>>>>

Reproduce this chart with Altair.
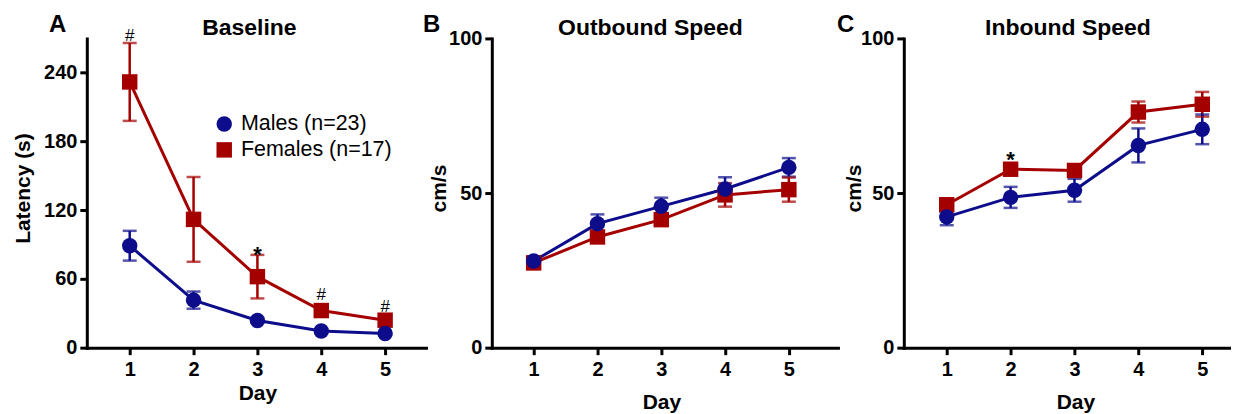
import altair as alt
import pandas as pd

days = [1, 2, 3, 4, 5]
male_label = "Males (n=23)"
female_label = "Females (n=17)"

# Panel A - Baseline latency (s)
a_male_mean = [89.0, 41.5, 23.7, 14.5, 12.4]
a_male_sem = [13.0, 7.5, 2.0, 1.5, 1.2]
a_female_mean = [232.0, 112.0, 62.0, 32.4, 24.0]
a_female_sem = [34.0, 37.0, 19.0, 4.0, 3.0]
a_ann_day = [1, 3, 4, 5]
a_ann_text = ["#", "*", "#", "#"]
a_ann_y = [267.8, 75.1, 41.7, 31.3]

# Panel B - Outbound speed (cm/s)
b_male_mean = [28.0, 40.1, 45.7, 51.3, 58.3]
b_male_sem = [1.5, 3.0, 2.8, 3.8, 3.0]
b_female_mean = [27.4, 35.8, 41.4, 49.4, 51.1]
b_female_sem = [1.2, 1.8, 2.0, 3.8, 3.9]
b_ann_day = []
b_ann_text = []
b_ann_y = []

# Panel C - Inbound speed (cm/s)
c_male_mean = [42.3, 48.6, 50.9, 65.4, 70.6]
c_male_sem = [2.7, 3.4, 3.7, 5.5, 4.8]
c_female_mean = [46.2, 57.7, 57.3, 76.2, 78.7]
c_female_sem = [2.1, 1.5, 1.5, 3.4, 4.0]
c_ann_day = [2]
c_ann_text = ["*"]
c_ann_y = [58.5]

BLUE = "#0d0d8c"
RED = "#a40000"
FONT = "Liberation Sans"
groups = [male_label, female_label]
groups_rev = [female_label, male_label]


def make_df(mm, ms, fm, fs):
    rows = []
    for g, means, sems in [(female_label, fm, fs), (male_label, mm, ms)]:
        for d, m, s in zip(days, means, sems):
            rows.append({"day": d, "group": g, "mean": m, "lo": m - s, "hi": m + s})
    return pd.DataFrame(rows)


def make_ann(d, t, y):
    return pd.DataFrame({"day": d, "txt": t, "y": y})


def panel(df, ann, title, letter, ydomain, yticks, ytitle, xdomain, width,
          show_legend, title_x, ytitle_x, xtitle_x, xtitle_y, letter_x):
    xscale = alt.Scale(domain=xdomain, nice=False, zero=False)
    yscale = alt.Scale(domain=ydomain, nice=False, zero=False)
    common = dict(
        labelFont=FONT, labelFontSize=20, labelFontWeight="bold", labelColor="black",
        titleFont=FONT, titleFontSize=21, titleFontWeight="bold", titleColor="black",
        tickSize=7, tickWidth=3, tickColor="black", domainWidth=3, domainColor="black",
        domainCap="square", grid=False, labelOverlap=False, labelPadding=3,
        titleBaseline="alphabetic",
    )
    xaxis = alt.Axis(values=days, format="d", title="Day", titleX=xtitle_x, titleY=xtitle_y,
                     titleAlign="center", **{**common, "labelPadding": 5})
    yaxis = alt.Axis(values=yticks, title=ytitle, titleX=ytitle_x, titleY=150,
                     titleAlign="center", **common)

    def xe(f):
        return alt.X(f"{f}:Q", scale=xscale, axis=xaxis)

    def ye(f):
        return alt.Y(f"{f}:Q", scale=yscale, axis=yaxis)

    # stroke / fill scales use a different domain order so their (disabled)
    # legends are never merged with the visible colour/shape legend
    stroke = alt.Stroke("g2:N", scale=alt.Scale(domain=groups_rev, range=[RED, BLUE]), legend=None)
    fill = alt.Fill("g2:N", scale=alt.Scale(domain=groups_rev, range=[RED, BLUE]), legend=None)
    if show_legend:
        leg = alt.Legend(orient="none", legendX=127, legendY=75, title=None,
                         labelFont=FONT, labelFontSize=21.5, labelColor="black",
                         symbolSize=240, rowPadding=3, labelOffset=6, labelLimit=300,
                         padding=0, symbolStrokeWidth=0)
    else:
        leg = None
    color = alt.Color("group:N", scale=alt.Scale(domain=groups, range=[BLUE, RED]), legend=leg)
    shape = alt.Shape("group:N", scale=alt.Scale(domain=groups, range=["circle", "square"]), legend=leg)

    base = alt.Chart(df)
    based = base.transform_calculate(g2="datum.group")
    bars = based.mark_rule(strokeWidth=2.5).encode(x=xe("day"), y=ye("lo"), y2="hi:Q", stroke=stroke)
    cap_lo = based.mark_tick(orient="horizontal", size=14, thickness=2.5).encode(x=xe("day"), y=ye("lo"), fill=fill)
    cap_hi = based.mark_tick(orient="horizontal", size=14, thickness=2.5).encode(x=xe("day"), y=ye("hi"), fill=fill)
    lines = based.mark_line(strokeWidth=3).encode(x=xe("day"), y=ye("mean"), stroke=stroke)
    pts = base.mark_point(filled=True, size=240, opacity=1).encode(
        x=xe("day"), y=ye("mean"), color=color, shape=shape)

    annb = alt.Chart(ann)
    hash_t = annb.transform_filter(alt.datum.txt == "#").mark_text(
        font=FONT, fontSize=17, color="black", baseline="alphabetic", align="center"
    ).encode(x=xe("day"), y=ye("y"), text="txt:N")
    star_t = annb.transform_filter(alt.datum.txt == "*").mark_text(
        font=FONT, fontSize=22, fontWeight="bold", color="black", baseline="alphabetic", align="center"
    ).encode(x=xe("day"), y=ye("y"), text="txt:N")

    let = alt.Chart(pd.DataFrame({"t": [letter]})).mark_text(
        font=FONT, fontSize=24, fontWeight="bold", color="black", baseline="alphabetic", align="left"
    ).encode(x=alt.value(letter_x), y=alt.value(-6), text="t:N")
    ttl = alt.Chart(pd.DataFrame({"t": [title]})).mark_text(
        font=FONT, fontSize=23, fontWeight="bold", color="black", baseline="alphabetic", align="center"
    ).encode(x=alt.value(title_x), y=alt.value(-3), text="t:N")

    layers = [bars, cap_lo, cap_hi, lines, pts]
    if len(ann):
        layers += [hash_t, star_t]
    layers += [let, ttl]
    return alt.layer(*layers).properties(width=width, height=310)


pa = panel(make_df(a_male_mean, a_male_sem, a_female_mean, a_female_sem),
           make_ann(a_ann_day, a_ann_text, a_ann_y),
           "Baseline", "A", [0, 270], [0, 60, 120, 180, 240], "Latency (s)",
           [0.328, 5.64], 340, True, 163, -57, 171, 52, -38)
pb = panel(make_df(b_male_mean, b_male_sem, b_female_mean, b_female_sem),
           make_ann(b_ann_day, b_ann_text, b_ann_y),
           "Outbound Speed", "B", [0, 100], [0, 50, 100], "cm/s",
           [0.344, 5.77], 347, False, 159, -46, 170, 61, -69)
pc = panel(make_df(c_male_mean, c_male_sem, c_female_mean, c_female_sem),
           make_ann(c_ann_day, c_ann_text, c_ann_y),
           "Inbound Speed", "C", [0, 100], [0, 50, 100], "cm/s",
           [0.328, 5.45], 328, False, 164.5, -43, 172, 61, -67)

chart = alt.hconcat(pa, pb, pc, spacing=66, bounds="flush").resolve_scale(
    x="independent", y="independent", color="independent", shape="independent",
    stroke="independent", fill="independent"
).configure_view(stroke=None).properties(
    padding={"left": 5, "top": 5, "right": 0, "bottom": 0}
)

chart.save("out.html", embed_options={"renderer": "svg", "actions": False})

<<<<

• _WHAT TO DO_
Restate, line by line and word for word, everything from the top of the material through the line that contains "a_ann_y = [267.8, 75.1, 41.7, 31.3]". Leave pictures out.

• _WORKED ANSWER_
Reproduce this chart with Altair.
import altair as alt
import pandas as pd

days = [1, 2, 3, 4, 5]
male_label = "Males (n=23)"
female_label = "Females (n=17)"

# Panel A - Baseline latency (s)
a_male_mean = [89.0, 41.5, 23.7, 14.5, 12.4]
a_male_sem = [13.0, 7.5, 2.0, 1.5, 1.2]
a_female_mean = [232.0, 112.0, 62.0, 32.4, 24.0]
a_female_sem = [34.0, 37.0, 19.0, 4.0, 3.0]
a_ann_day = [1, 3, 4, 5]
a_ann_text = ["#", "*", "#", "#"]
a_ann_y = [267.8, 75.1, 41.7, 31.3]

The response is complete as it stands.